A dozen yoghurts sit neatly beside a block of cheese on the dairy shelf. In the fridge door are two untouched pints of milk, a carton of orange juice and a bottle of sauvignon blanc. Two shelves are filled with fruit. Everything, bar the meat and salmon, that is currently in the supermarket bags. This is her second bulk shop in days.

She tells herself it’s no big deal, that she’s been distracted and stressed since the incident on the common. She tells herself it’s understandable that the shop slipped her mind and knows she isn’t listening.

She will have to check the house again.

The kitchen cupboards are in order. One time, maybe last week, she found everything had been taken out of the cupboards and put back in different ones. Today, though, everything is fine. So is her sitting room. There is a fine scattering of ash over her hearth, but even in summer the wind finds its way down the chimney.

She checks outside but this time, at least, there are no cigarette butts in the courtyard. She has never smoked, but someone has been smoking recently, directly outside her back door.

She makes her way upstairs to the second bedroom that doubles as an office. There is nothing in the wastebin other than Post-it notes. All in her handwriting. In her in-tray are several articles that she has found online and printed off, all relating to early-onset dementia. Reading them has brought her no comfort at all. The condition is rare, but not unknown. It is entirely possible.

Her appetite is gone and so she decides to start the diary. Joe suggested that a physical diary, rather than one online, will feel more personal and she agrees. She will record everything: what she wears, what she spends, where she goes. On edge, she is startled by a loud and unexpected sound from directly outside. For a moment, she thinks a vehicle is heading for her cottage, but the noise fades and dies. It is only a kid on a skateboard, or roller skates.

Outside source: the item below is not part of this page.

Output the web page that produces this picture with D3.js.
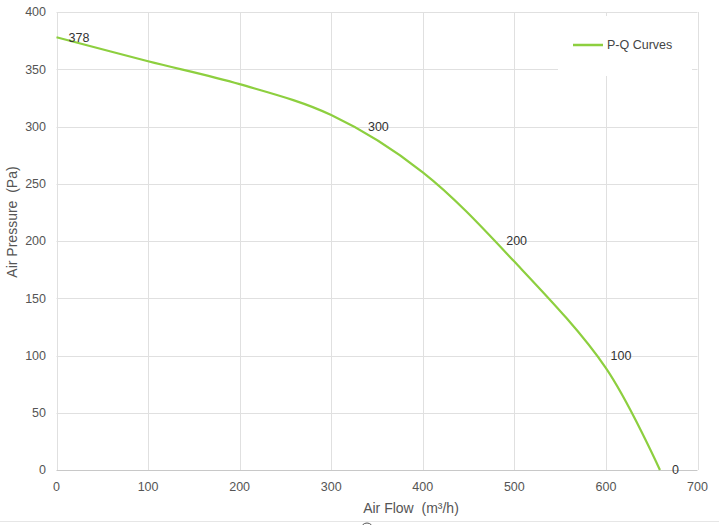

She sits at her desk, pulls open the drawer to find a pen and sees instead an elegant fold of black leather, fastened with a jewel clasp. Trembling again, she opens it to see the words My Journal on the inside page.

Someone has beaten her to it.

 

 

22

 

 

Joe


Joe drinks more than he should. He accepts a third pint because he knows he has no food at home and after three pints of beer his appetite is more or less gone. And then a fourth, because Delilah is matching him pint for pint. If he leaves now he has a feeling she might stay and after four pints, Delilah makes bad decisions.

Not for the first time, he wonders if bad decisions run in the family. Arguably, he’s made a few himself of late. And then he wonders if the reason he is so on edge this evening is because it’s almost exactly a year since he met the woman he still can’t bear to think about.

He isn’t cold, but he pulls on his sweater all the same.

‘You know these homeless types,’ his mother says, brushing crisp crumbs from her blouse. Unlike Joe, Delilah never loses her appetite when she drinks. She’ll be heading for the kebab van when they leave, rowing with the taxi driver who won’t allow food in his cab. She’ll threaten him with a parking violation or some such bollocks and he’ll make a complaint against her, which will probably be upheld.

‘I know people without homes,’ he replies. At the far end of the pub garden, sitting beneath an arch of yellow roses, is a tall young woman with blonde hair that reaches her shoulder blades. He thinks – Felicity – and doesn’t know whether he hopes it is her, or that it is not. ‘I also know a number of rough sleepers. Is that what you mean?’